____ Data lines
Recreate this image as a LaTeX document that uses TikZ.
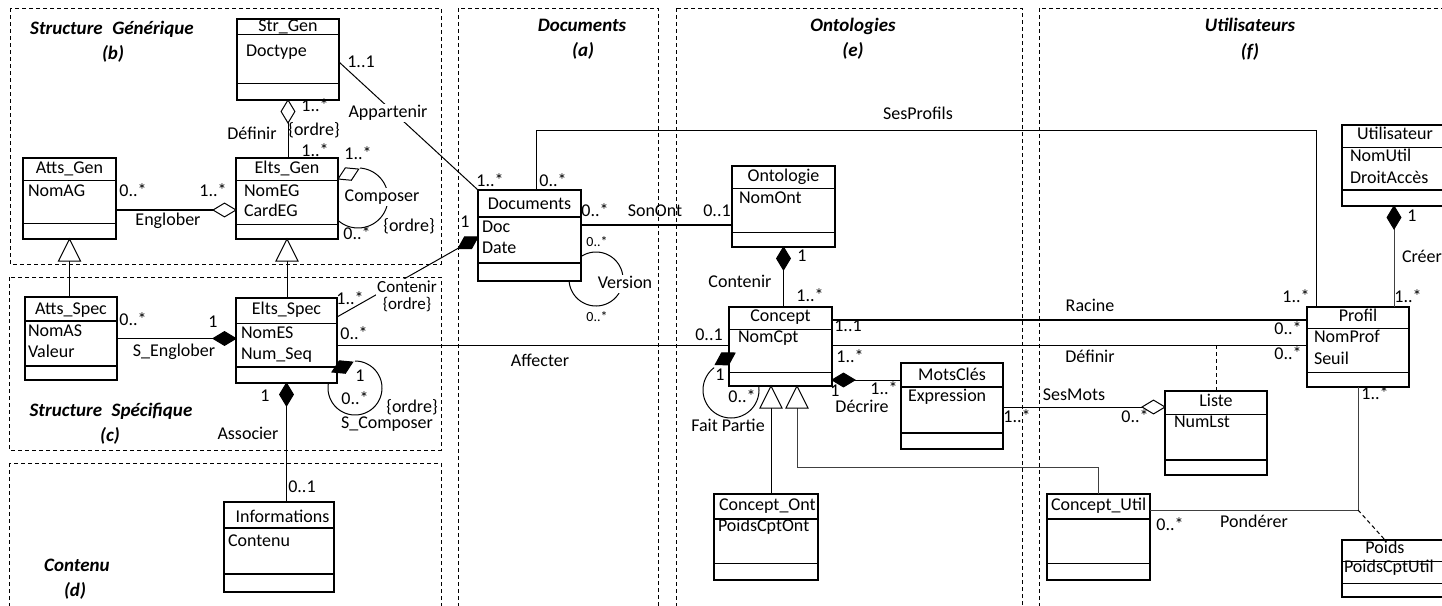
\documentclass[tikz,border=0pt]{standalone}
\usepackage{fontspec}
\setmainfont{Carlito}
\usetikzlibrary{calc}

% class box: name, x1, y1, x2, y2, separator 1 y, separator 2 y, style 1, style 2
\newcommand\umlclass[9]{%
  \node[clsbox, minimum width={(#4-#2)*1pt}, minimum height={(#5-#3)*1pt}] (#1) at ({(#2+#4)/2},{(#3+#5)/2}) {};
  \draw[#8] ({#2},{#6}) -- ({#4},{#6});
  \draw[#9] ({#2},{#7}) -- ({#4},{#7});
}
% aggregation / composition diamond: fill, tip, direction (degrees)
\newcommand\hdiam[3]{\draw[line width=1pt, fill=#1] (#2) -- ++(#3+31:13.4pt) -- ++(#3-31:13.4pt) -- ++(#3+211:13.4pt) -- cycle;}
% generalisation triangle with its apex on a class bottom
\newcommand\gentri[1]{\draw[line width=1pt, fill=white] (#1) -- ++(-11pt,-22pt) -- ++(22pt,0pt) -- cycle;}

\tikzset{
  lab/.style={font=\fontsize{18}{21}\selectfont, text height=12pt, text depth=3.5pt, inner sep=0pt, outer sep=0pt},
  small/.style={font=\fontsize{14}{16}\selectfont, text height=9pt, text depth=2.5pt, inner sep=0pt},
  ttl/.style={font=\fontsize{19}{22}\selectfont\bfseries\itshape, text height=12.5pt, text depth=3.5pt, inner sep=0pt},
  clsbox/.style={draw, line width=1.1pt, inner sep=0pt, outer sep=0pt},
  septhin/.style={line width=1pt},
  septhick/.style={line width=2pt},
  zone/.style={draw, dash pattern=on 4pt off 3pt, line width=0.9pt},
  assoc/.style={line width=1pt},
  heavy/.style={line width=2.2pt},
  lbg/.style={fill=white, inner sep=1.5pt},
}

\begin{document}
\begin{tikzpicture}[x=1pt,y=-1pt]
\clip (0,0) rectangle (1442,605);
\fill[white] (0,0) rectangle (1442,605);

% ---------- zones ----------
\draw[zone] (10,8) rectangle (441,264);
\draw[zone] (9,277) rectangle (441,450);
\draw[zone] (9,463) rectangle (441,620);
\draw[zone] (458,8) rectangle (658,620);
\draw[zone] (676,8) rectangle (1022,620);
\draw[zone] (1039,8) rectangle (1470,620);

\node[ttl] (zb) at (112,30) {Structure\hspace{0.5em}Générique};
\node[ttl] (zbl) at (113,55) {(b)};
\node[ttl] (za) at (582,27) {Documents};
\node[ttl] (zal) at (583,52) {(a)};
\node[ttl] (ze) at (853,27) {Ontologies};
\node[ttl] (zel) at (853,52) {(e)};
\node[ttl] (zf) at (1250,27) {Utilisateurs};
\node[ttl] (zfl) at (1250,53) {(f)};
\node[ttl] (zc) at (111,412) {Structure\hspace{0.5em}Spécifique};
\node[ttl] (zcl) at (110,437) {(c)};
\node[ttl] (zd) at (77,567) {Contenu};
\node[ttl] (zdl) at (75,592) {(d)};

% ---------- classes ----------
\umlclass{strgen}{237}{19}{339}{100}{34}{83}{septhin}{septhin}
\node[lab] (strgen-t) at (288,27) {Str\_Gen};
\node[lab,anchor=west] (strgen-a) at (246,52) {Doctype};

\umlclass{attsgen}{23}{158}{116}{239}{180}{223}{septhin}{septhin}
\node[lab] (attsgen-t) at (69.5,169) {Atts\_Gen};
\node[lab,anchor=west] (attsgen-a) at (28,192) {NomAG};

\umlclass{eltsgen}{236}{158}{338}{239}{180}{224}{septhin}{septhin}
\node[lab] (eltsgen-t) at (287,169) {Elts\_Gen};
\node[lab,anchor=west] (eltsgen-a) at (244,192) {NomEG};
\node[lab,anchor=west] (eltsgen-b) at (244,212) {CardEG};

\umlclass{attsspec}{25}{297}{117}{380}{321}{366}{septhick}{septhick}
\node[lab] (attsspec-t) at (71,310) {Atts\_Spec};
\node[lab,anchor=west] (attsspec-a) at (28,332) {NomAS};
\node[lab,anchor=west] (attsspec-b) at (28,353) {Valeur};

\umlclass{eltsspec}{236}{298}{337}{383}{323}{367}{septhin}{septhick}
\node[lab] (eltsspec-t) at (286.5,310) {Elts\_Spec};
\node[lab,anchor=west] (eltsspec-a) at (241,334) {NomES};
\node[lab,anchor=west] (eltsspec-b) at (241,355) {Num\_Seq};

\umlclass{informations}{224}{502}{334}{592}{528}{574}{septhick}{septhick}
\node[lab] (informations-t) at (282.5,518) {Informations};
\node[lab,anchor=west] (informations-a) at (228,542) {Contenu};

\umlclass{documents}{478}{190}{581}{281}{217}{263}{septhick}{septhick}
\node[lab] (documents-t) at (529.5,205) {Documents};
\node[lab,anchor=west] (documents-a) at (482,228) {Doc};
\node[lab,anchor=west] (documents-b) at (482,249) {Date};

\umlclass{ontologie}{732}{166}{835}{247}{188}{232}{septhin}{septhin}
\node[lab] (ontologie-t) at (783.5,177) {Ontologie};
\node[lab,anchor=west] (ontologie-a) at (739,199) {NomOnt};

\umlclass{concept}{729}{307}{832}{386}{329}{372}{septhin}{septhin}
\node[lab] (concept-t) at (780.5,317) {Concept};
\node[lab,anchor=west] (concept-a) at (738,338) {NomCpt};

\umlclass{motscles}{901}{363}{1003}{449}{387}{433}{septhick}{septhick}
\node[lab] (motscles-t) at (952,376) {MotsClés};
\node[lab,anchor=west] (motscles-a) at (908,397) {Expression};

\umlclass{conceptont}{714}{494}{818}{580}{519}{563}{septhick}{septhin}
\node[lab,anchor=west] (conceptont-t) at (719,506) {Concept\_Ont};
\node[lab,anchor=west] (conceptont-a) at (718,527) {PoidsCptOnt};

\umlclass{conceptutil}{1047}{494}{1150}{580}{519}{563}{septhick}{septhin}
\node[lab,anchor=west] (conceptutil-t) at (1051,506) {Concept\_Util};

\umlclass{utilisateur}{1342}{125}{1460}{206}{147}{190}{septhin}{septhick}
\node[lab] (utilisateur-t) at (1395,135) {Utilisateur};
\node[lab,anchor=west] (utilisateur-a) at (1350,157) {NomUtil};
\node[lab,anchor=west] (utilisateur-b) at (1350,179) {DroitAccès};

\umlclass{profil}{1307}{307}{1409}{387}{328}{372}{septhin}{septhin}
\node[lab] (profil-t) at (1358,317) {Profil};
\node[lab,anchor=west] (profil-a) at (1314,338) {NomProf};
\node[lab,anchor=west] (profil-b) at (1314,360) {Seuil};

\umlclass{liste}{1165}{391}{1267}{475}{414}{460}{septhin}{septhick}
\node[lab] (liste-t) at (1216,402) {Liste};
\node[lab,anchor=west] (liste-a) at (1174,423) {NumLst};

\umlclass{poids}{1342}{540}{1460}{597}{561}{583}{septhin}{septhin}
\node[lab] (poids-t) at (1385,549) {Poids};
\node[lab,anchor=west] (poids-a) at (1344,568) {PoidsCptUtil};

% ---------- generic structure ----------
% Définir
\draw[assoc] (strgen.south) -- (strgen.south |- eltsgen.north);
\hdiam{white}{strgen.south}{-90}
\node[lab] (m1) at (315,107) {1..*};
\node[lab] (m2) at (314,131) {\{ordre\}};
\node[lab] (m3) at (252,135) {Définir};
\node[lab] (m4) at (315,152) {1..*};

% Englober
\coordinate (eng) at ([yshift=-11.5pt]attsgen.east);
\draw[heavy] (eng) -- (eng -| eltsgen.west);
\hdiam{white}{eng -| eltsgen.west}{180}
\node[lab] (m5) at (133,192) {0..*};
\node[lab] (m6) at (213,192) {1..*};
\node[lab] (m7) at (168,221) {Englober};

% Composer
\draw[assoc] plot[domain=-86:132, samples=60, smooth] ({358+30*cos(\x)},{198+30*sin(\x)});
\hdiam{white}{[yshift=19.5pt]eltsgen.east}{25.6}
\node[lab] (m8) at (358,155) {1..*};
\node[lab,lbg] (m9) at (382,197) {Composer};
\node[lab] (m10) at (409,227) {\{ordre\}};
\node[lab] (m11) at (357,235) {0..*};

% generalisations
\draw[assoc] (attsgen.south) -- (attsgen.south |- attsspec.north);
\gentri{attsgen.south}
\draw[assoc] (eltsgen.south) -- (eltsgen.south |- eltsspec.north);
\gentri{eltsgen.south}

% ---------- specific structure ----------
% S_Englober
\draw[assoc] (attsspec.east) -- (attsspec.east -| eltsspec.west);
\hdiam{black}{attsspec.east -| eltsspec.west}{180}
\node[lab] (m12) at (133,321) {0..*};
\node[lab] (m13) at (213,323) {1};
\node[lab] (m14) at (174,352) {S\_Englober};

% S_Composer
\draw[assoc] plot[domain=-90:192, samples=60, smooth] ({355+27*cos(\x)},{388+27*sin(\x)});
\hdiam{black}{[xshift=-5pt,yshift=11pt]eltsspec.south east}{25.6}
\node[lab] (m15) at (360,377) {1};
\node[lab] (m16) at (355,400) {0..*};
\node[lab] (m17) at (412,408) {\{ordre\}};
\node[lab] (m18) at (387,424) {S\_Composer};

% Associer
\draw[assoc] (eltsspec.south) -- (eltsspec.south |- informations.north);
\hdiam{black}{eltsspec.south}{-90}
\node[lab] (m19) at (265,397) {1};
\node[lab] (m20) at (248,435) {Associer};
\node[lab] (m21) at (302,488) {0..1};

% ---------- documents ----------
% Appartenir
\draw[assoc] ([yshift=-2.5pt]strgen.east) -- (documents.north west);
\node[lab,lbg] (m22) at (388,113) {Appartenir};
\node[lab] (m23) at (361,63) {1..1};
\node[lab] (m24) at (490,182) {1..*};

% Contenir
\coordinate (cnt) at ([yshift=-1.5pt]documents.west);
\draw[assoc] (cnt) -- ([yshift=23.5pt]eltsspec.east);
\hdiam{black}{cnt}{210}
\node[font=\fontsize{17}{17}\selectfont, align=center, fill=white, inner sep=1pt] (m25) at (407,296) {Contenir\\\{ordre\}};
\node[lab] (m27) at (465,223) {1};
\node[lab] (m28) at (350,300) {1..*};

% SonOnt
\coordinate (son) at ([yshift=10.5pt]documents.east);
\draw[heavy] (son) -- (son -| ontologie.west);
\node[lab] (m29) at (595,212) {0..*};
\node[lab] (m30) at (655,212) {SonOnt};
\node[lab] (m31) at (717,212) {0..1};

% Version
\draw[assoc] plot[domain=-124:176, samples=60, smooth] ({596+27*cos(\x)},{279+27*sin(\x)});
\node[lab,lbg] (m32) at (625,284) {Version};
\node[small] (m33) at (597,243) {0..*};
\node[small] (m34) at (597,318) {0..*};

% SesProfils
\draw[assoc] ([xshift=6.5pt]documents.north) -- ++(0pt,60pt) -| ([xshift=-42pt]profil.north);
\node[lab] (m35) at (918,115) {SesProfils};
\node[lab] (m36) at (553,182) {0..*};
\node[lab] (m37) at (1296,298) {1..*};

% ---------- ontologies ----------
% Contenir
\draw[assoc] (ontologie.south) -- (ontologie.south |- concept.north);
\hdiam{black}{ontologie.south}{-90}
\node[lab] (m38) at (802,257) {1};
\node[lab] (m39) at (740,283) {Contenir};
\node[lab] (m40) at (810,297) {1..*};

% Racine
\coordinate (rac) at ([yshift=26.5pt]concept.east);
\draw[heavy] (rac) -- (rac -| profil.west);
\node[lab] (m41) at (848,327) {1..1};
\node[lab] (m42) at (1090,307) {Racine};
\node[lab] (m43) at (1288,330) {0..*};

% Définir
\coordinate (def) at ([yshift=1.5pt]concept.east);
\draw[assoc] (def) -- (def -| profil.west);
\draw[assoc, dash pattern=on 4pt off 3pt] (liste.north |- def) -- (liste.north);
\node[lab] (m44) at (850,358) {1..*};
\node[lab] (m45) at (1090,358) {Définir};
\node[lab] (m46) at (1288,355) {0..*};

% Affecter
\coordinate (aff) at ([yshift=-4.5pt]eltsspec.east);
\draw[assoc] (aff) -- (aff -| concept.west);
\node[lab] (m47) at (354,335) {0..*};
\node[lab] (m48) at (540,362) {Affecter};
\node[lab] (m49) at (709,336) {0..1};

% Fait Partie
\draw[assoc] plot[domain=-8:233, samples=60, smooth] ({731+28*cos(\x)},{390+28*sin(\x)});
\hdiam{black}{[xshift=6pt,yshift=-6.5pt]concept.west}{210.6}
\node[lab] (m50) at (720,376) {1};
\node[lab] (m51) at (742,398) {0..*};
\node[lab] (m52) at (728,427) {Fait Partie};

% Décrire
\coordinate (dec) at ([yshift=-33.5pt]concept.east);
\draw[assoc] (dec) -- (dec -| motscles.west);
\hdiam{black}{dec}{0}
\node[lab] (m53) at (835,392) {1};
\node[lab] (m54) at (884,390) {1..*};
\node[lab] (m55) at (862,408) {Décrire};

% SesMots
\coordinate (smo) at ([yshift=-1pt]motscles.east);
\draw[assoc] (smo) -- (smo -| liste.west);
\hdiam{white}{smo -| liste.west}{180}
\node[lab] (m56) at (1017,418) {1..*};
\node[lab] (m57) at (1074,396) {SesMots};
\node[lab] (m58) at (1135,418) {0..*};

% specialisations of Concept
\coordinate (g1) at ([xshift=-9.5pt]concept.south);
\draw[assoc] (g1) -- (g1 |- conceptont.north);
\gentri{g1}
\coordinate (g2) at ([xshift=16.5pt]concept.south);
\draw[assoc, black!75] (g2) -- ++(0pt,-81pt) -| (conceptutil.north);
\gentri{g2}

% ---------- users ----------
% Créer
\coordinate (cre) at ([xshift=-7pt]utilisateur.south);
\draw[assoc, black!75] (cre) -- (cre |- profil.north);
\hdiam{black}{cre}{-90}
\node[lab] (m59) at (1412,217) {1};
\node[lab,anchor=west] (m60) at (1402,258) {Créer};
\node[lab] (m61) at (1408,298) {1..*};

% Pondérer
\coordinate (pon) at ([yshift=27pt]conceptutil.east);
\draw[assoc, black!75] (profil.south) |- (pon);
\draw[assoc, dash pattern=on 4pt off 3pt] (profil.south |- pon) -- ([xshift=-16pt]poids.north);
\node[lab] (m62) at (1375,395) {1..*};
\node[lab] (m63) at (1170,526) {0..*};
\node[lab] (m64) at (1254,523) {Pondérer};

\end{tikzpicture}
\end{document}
________
* **Given request**
Only the lines from the top of the data through the line with "width=1pt, fill=white] (#1)" should be quoted, exactly and with both ends kept; skip the pictures.

* **The solution**
Recreate this image as a LaTeX document that uses TikZ.
\documentclass[tikz,border=0pt]{standalone}
\usepackage{fontspec}
\setmainfont{Carlito}
\usetikzlibrary{calc}

% class box: name, x1, y1, x2, y2, separator 1 y, separator 2 y, style 1, style 2
\newcommand\umlclass[9]{%
  \node[clsbox, minimum width={(#4-#2)*1pt}, minimum height={(#5-#3)*1pt}] (#1) at ({(#2+#4)/2},{(#3+#5)/2}) {};
  \draw[#8] ({#2},{#6}) -- ({#4},{#6});
  \draw[#9] ({#2},{#7}) -- ({#4},{#7});
}
% aggregation / composition diamond: fill, tip, direction (degrees)
\newcommand\hdiam[3]{\draw[line width=1pt, fill=#1] (#2) -- ++(#3+31:13.4pt) -- ++(#3-31:13.4pt) -- ++(#3+211:13.4pt) -- cycle;}
% generalisation triangle with its apex on a class bottom
\newcommand\gentri[1]{\draw[line width=1pt, fill=white] (#1) -- ++(-11pt,-22pt) -- ++(22pt,0pt) -- cycle;}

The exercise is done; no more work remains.